Esta semana promete ser a mais agressiva, até agora, do atual mandato do presidente dos Estados Unidos, Donald Trump. Ele já deu as primeiras mostras do que virá. Ele fez ameaças de bombardear o Irã, afirmou estar "furioso" com o presidente russo, Vladimir Putin, e ameaçou a Rússia com mais tarifas comerciais. Também fez ameaça ao presidente ucraniano Volodymyr Zelensky, caso tente renegociar o acordo com os Estados Unidos sobre minerais em terras raras.
Além disso, Washington informou que manterá presença militar no Estreito de Taiwan, enquanto J.D. Vance aumenta a pressão para assumir o controle do território da Groenlândia. Em meio às várias frentes de confronto, Trump reforçou que pode tentar um terceiro mandato, desafiando a regra constitucional que os limita a dois.
Tudo isso na semana em que Trump colocará o que talvez seja sua ação de maior impacto. Em 2 de abril, no que o presidente chama "Dia da Libertação", começarão a ser aplicadas tarifas. Serão afetados, segundo ele, "todos os países" e não apenas aqueles com maiores desequilíbrios comerciais com os Estados Unidos.

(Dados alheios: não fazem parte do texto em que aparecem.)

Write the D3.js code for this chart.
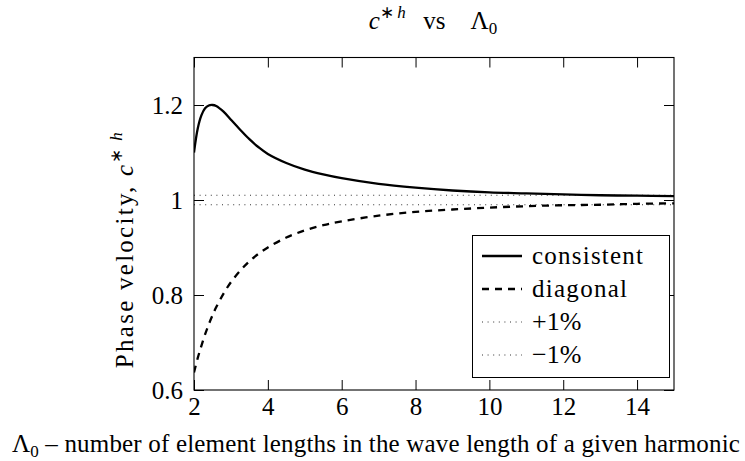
<!DOCTYPE html>
<html>
<head>
<meta charset="utf-8">
<script src="https://cdn.jsdelivr.net/npm/d3@7"></script>
<style>
  html, body { margin: 0; padding: 0; background: #fff; }
  svg { display: block; }
</style>
</head>
<body>
<svg id="chart" width="745" height="461"></svg>
<script>
// ---- data ----
const lambda = [2, 2.1, 2.2, 2.3, 2.4, 2.5, 2.6, 2.8, 3, 3.25, 3.5, 3.75, 4, 4.5, 5, 5.5, 6, 7, 8, 9, 10, 11, 12, 13, 14, 15];
const consistent = [1.100, 1.150, 1.178, 1.193, 1.199, 1.200, 1.198, 1.186, 1.169, 1.148, 1.128, 1.111, 1.097, 1.078, 1.064, 1.054, 1.046, 1.034, 1.026, 1.020, 1.016, 1.014, 1.012, 1.010, 1.009, 1.008];
const diagonal = [0.637, 0.667, 0.693, 0.717, 0.738, 0.757, 0.774, 0.803, 0.827, 0.851, 0.871, 0.887, 0.900, 0.921, 0.936, 0.947, 0.955, 0.967, 0.975, 0.980, 0.984, 0.987, 0.989, 0.990, 0.992, 0.993];
const plusOne = [1.01, 1.01];
const minusOne = [0.99, 0.99];
const bandX = [2, 15];
const xTicks = [2, 4, 6, 8, 10, 12, 14];
const xTickLabels = ["2", "4", "6", "8", "10", "12", "14"];
const yTicks = [0.6, 0.8, 1.0, 1.2];
const yTickLabels = ["0.6", "0.8", "1", "1.2"];
const seriesNames = ["consistent", "diagonal", "+1%", "\u22121%"];

const FONT = "Liberation Serif";
const FS = 25, FSS = 17;

// ---- layout ----
const svg = d3.select("#chart");
const L = 194, R = 674, T = 57.5, B = 390;
const x = d3.scaleLinear().domain([2, 15]).range([L, R]);
const y = d3.scaleLinear().domain([0.6, 1.3]).range([B, T]);

svg.append("defs").append("clipPath").attr("id", "clip")
  .append("rect").attr("x", L).attr("y", T).attr("width", R - L).attr("height", B - T);

const styles = [
  { dash: null, width: 2.3, color: "#000" },
  { dash: "7,6", width: 2.3, color: "#000" },
  { dash: "1,4.6", width: 1, color: "#333" },
  { dash: "1,4.6", width: 1, color: "#333" }
];

const line = d3.line().x(d => x(d[0])).y(d => y(d[1])).curve(d3.curveCatmullRom.alpha(0.5));
const series = [
  d3.zip(lambda, consistent),
  d3.zip(lambda, diagonal),
  d3.zip(bandX, plusOne),
  d3.zip(bandX, minusOne)
];

const plot = svg.append("g").attr("clip-path", "url(#clip)");
[2, 3, 1, 0].forEach(i => {
  plot.append("path")
    .attr("d", line(series[i]))
    .attr("fill", "none")
    .attr("stroke", styles[i].color)
    .attr("stroke-width", styles[i].width)
    .attr("stroke-dasharray", styles[i].dash)
    .attr("stroke-linejoin", "round");
});

// ---- axes (ticks inward, mirrored) ----
const tickLen = 10;
const axB = svg.append("g").attr("transform", `translate(0,${B})`)
  .call(d3.axisBottom(x).tickValues(xTicks).tickSize(-tickLen).tickSizeOuter(0)
    .tickFormat((d, i) => xTickLabels[i]));
const axT = svg.append("g").attr("transform", `translate(0,${T})`)
  .call(d3.axisTop(x).tickValues(xTicks).tickSize(-tickLen).tickSizeOuter(0).tickFormat(""));
const axL = svg.append("g").attr("transform", `translate(${L},0)`)
  .call(d3.axisLeft(y).tickValues(yTicks).tickSize(-tickLen).tickSizeOuter(0)
    .tickFormat((d, i) => yTickLabels[i]));
const axR = svg.append("g").attr("transform", `translate(${R},0)`)
  .call(d3.axisRight(y).tickValues(yTicks).tickSize(-tickLen).tickSizeOuter(0).tickFormat(""));
[axB, axT, axL, axR].forEach(a => {
  a.attr("font-family", FONT).attr("font-size", FS);
  a.select(".domain").remove();
  a.selectAll(".tick line").attr("stroke", "#000").attr("stroke-width", 1);
  a.selectAll("text").attr("fill", "#000").attr("font-family", FONT);
});
axB.selectAll(".tick text").attr("y", 8).attr("dy", "0.68em");
axL.selectAll(".tick text").attr("x", -11).attr("dy", "0.34em");

// frame
svg.append("rect").attr("x", L).attr("y", T).attr("width", R - L).attr("height", B - T)
  .attr("fill", "none").attr("stroke", "#000").attr("stroke-width", 1.1);

// helper: widen text to a target width with letter spacing
function fit(el, target) {
  const w = el.node().getComputedTextLength();
  const n = el.text().length;
  if (w > target) el.attr("font-size", +el.attr("font-size") * target / w);
  else el.attr("letter-spacing", (target - w) / Math.max(1, n - 1));
}

// ---- legend ----
const lg = svg.append("g");
const lgX = 472.5, lgY = 235.5, lgW = 197, lgH = 142;
lg.append("rect").attr("x", lgX).attr("y", lgY).attr("width", lgW).attr("height", lgH)
  .attr("fill", "#fff").attr("stroke", "#000").attr("stroke-width", 1);
const rowY = [256, 289, 322, 355];
const legendTextW = [111, 95];
seriesNames.forEach((name, i) => {
  lg.append("line")
    .attr("x1", 482).attr("x2", 522).attr("y1", rowY[i]).attr("y2", rowY[i])
    .attr("stroke", styles[i].color).attr("stroke-width", styles[i].width)
    .attr("stroke-dasharray", styles[i].dash);
  const t = lg.append("text").attr("x", 532).attr("y", rowY[i] + 8)
    .attr("font-family", FONT).attr("font-size", FS).attr("fill", "#000").text(name);
  if (legendTextW[i]) fit(t, legendTextW[i]);
  else t.attr("font-size", 26);
});

// ---- title ----
const title = svg.append("text").attr("x", 433).attr("y", 29).attr("text-anchor", "middle")
  .attr("font-family", FONT).attr("font-size", FS).attr("fill", "#000");
title.append("tspan").attr("font-style", "italic").text("c");
title.append("tspan").attr("font-size", FSS).attr("dy", -11).text("\u2217\u2009");
title.append("tspan").attr("font-size", FSS).attr("font-style", "italic").text("h");
title.append("tspan").attr("dy", 11).text("\u2002\u2009vs\u2002\u2002\u039B");
title.append("tspan").attr("font-size", FSS).attr("dy", 5).text("0");

// ---- y label ----
const yl = svg.append("text").attr("transform", `translate(133,${249}) rotate(-90)`)
  .attr("text-anchor", "middle").attr("font-family", FONT).attr("font-size", FS).attr("fill", "#000");
yl.append("tspan").text("Phase velocity, ");
yl.append("tspan").attr("font-style", "italic").text("c");
yl.append("tspan").attr("font-size", FSS).attr("dy", -11).text("\u2217\u2009");
yl.append("tspan").attr("font-size", FSS).attr("font-style", "italic").text("h");
fit(yl, 236);

// ---- x label ----
const xl = svg.append("text").attr("x", 376).attr("y", 452).attr("text-anchor", "middle")
  .attr("font-family", FONT).attr("font-size", FS).attr("fill", "#000");
xl.append("tspan").text("\u039B");
xl.append("tspan").attr("font-size", FSS).attr("dy", 5).text("0");
xl.append("tspan").attr("dy", -5).text(" \u2013 number of element lengths in the wave length of a given harmonic");
fit(xl, 728);
</script>
</body>
</html>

Trump iniciou a segunda presidência com uma onda sem precedentes de decretos e tem utilizado o homem mais rico do mundo, Elon Musk, para desmantelar partes do governo federal. Segundo Trump, seus seguidores querem ainda mais.
"Muita gente quer que eu faça isso", disse Trump em entrevista à NBC News, sobre buscar um terceiro mandato. "Mas basicamente digo a eles que temos um longo caminho pela frente, sabem, é muito cedo na administração."
O bilionário de 78 anos afirmou diversas vezes que pode tentar um terceiro mandato, mas suas declarações do domingo passado são as mais concretas em relação a um plano para atingir esse objetivo.
Questionado se não planeja deixar o cargo em 20 de janeiro de 2029, na próxima cerimônia de posse presidencial, Trump respondeu aos jornalistas no domingo a bordo do avião presidencial: "Não estou buscando isso, mas digo que mais pessoas me pediram para ter um terceiro mandato".
"Ainda temos quase quatro anos, é muito tempo, mas, apesar disso, muitas pessoas dizem que tenho que me candidatar novamente. Eles amam nosso trabalho".
Algumas horas antes, durante uma ligação ao canal NBC, ele recebeu o pedido para esclarecer os comentários sobre um novo mandato presidencial e afirmou: "Não estou brincando. Existem métodos pelos quais isso pode ser feito".
Na mesma entrevista à NBC, o presidente americano ameaçou com bombardeios ao Irã se a República Islâmica persistir no desenvolvimento de armas nucleares. "Se eles não chegarem a um acordo, haverá bombardeios".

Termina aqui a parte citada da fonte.